Toho, insieme a una serie di società di grandi dimensioni, tutte giapponesi – all’infuori di Warner Mycal – come quelle già citate, ma anche Shochiku e Toei (attraverso la controllata T-Joy), gestisce un’offerta di schermi tendenzialmente sempre più all’americana, dove film fa rima con pop corn, coca cola e hot dog. I complessi di questo tipo sono spesso situati in centri commerciali e di intrattenimento, icona della vita giapponese di oggi e anticipazione di quella delle metropoli del prossimo futuro. Tra questi spicca Roppongi Hills, il luogo maggiormente visitato del Giappone – “anche più del locale Disneyland”, sottolinea Schilling. “Qui Toho gestisce un cinema che ha conservato anche il logo di Virgin, che ne aveva curato la progettazione, e che offre – per l’equivalente di poco meno di 22 euro – un trattamento di “prima classe” con un esplicito riferimento agli usi delle compagnie aeree, che si estende anche al sistema di fidelizzazione basato sulle miglia (un minuto di film = un miglio)”.

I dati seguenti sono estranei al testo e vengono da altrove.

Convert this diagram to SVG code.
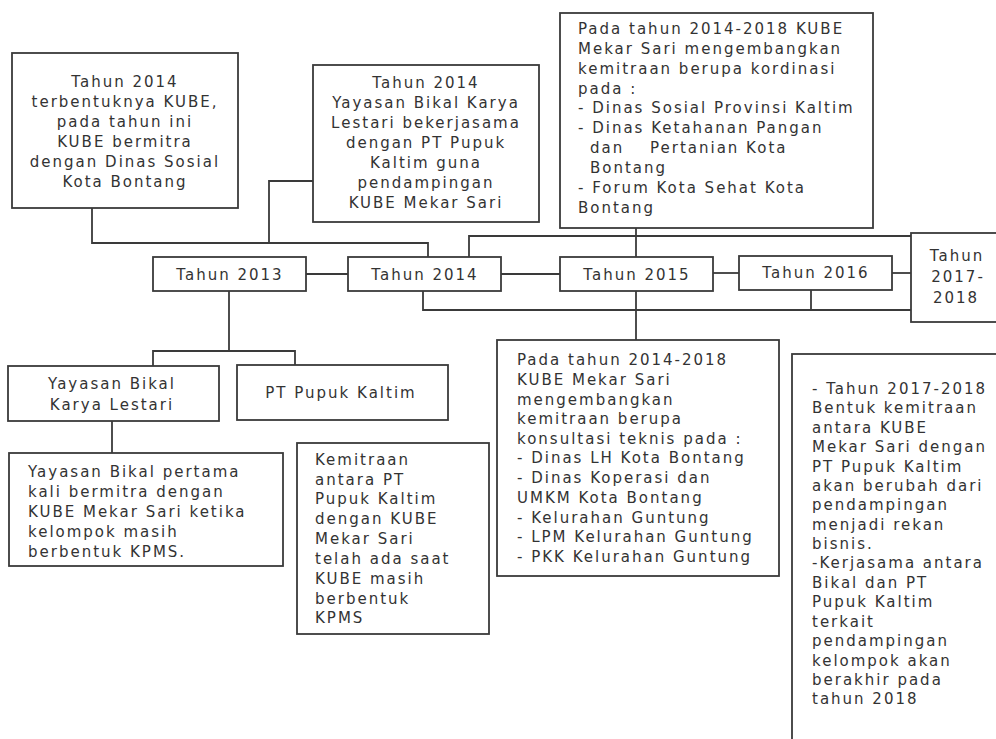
<svg xmlns="http://www.w3.org/2000/svg" width="996" height="739" viewBox="0 0 996 739">
<style>
.box{fill:#fff;stroke:#3a3a3a;stroke-width:1.8}
.ln{stroke:#3a3a3a;stroke-width:1.8;fill:none}
text{font-family:"DejaVu Sans","Verdana",sans-serif;font-size:15px;fill:#333;letter-spacing:2px}
.c{text-anchor:middle}
</style>
<rect width="996" height="739" fill="#fff"/>
<g id="connectors">
<polyline class="ln" points="92,208 92,243 428,243 428,257"/>
<polyline class="ln" points="313,181 269,181 269,243"/>
<polyline class="ln" points="469,257 469,236 911,236"/>
<line class="ln" x1="636" y1="228" x2="636" y2="257"/>
<line class="ln" x1="306" y1="274" x2="348" y2="274"/>
<line class="ln" x1="501" y1="274" x2="560" y2="274"/>
<line class="ln" x1="713" y1="273" x2="739" y2="273"/>
<line class="ln" x1="892" y1="273" x2="914" y2="273"/>
<line class="ln" x1="229" y1="291" x2="229" y2="351"/>
<polyline class="ln" points="153,366 153,351 295,351 295,365"/>
<line class="ln" x1="112" y1="421" x2="112" y2="453"/>
<polyline class="ln" points="423,291 423,310 911,310"/>
<line class="ln" x1="811" y1="290" x2="811" y2="310"/>
<line class="ln" x1="636" y1="291" x2="636" y2="340"/>
</g>
<g id="n-2014-kube">
<rect class="box" x="12" y="53" width="226" height="155"/>
<text class="c" x="125" y="87">Tahun 2014</text>
<text class="c" x="125" y="107">terbentuknya KUBE,</text>
<text class="c" x="125" y="127">pada tahun ini</text>
<text class="c" x="125" y="147">KUBE bermitra</text>
<text class="c" x="125" y="167">dengan Dinas Sosial</text>
<text class="c" x="125" y="187">Kota Bontang</text>
</g>
<g id="n-2014-bikal">
<rect class="box" x="313" y="65" width="226" height="157"/>
<text class="c" x="426" y="88">Tahun 2014</text>
<text class="c" x="426" y="108">Yayasan Bikal Karya</text>
<text class="c" x="426" y="128">Lestari bekerjasama</text>
<text class="c" x="426" y="148">dengan PT Pupuk</text>
<text class="c" x="426" y="168">Kaltim guna</text>
<text class="c" x="426" y="188">pendampingan</text>
<text class="c" x="426" y="208">KUBE Mekar Sari</text>
</g>
<g id="n-kordinasi">
<rect class="box" x="560" y="13" width="313" height="215"/>
<text x="578" y="34">Pada tahun 2014-2018 KUBE</text>
<text x="578" y="54">Mekar Sari mengembangkan</text>
<text x="578" y="74">kemitraan berupa kordinasi</text>
<text x="578" y="94">pada :</text>
<text x="578" y="113">- Dinas Sosial Provinsi Kaltim</text>
<text x="578" y="133">- Dinas Ketahanan Pangan</text>
<text y="153"><tspan x="590">dan</tspan><tspan x="650">Pertanian Kota</tspan></text>
<text x="590" y="173">Bontang</text>
<text x="578" y="193">- Forum Kota Sehat Kota</text>
<text x="578" y="213">Bontang</text>
</g>
<g id="n-2013">
<rect class="box" x="153" y="257" width="153" height="34"/>
<text class="c" x="230" y="280">Tahun 2013</text>
</g>
<g id="n-2014">
<rect class="box" x="348" y="257" width="153" height="34"/>
<text class="c" x="425" y="280">Tahun 2014</text>
</g>
<g id="n-2015">
<rect class="box" x="560" y="257" width="153" height="34"/>
<text class="c" x="637" y="280">Tahun 2015</text>
</g>
<g id="n-2016">
<rect class="box" x="739" y="256" width="153" height="34"/>
<text class="c" x="816" y="278">Tahun 2016</text>
</g>
<g id="n-2017">
<rect class="box" x="911" y="233" width="100" height="89"/>
<text class="c" x="957" y="261">Tahun</text>
<text class="c" x="958" y="282">2017-</text>
<text class="c" x="956" y="303">2018</text>
</g>
<g id="n-yayasan">
<rect class="box" x="8" y="366" width="211" height="55"/>
<text class="c" x="112" y="389">Yayasan Bikal</text>
<text class="c" x="112" y="410">Karya Lestari</text>
</g>
<g id="n-pupuk">
<rect class="box" x="237" y="365" width="211" height="55"/>
<text class="c" x="341" y="398">PT Pupuk Kaltim</text>
</g>
<g id="n-bikal-pertama">
<rect class="box" x="9" y="453" width="274" height="113"/>
<text x="28" y="477">Yayasan Bikal pertama</text>
<text x="28" y="497">kali bermitra dengan</text>
<text x="28" y="517">KUBE Mekar Sari ketika</text>
<text x="28" y="537">kelompok masih</text>
<text x="28" y="557">berbentuk KPMS.</text>
</g>
<g id="n-kemitraan">
<rect class="box" x="297" y="443" width="192" height="191"/>
<text x="315" y="465">Kemitraan</text>
<text x="315" y="485">antara PT</text>
<text x="315" y="504">Pupuk Kaltim</text>
<text x="315" y="524">dengan KUBE</text>
<text x="315" y="544">Mekar Sari</text>
<text x="315" y="564">telah ada saat</text>
<text x="315" y="584">KUBE masih</text>
<text x="315" y="604">berbentuk</text>
<text x="315" y="623">KPMS</text>
</g>
<g id="n-konsultasi">
<rect class="box" x="497" y="340" width="282" height="236"/>
<text x="517" y="365">Pada tahun 2014-2018</text>
<text x="517" y="385">KUBE Mekar Sari</text>
<text x="517" y="405">mengembangkan</text>
<text x="517" y="424">kemitraan berupa</text>
<text x="517" y="444">konsultasi teknis pada :</text>
<text x="517" y="463">- Dinas LH Kota Bontang</text>
<text x="517" y="483">- Dinas Koperasi dan</text>
<text x="517" y="503">UMKM Kota Bontang</text>
<text x="517" y="523">- Kelurahan Guntung</text>
<text x="517" y="542">- LPM Kelurahan Guntung</text>
<text x="517" y="562">- PKK Kelurahan Guntung</text>
</g>
<g id="n-2017-detail">
<rect class="box" x="792" y="354" width="220" height="400"/>
<text x="812" y="394">- Tahun 2017-2018</text>
<text x="812" y="413">Bentuk kemitraan</text>
<text x="812" y="433">antara KUBE</text>
<text x="812" y="452">Mekar Sari dengan</text>
<text x="812" y="472">PT Pupuk Kaltim</text>
<text x="812" y="491">akan berubah dari</text>
<text x="812" y="510">pendampingan</text>
<text x="812" y="530">menjadi rekan</text>
<text x="812" y="549">bisnis.</text>
<text x="812" y="568">-Kerjasama antara</text>
<text x="812" y="588">Bikal dan PT</text>
<text x="812" y="607">Pupuk Kaltim</text>
<text x="812" y="627">terkait</text>
<text x="812" y="646">pendampingan</text>
<text x="812" y="666">kelompok akan</text>
<text x="812" y="685">berakhir pada</text>
<text x="812" y="704">tahun 2018</text>
</g>
</svg>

Non mancano, però, soprattutto a Tokyo e nelle altre otto maggiori città del Paese, schermi più tradizionali o più sofisticati, gestiti anche da società medio-piccole, dove l’accompagnamento del film può essere ancora il calamaro essiccato o già il cappuccino all’italiana. A questo proposito, non a caso si chiama “La dolce vita” il caffè di uno dei cinema di Tokyo più alla moda, sia tra gli “expatriates” sia tra i Giapponesi dai gusti più sofisticati. Si tratta del Cine Amuse, che, a Shibuya, il distretto cinematografico per eccellenza a Tokyo, offre titoli che spaziano dalla produzione indipendente nipponica al cinema del resto del mondo con taglio “d’essai”. Sempre a Shibuya, il Cinemarise, che si fa notare non solo per l’architettura avveniristica, ma anche per una programmazione che dà visibilità ad autori europei come Lars Von Trier o François Ozon, e l’Eurospace, gestito da un esercente/distributore a cui si devono la diffusione di un ventaglio di titoli “d’essai” che vanno dalla A di Almodóvar alla Z di Zhang Yimou passando per Kiarostami e Rohmer nonché la promozione di giovani autori del Sol Levante.
In un paese che ha diffuso un’immagine di sé altamente tecnologica e informatizzata, non poteva mancare l’offerta di cinema digitale: la fine del 2005 ha visto gli schermi già equipaggiati con la tecnologia DLP CinemaTM toccare quota 49, mentre sono stati annunciati accordi tra società giapponesi e americane, tra cui Warner e Toho, per la conduzione di esperimenti di distribuzione e proiezione secondo le specifiche di DCI, anche con risoluzione 4K. Ma per ora, pure nel tecnologico Giappone, la frontiera del 4K sembra ancora materia di esperimento più che realtà per gli spettatori.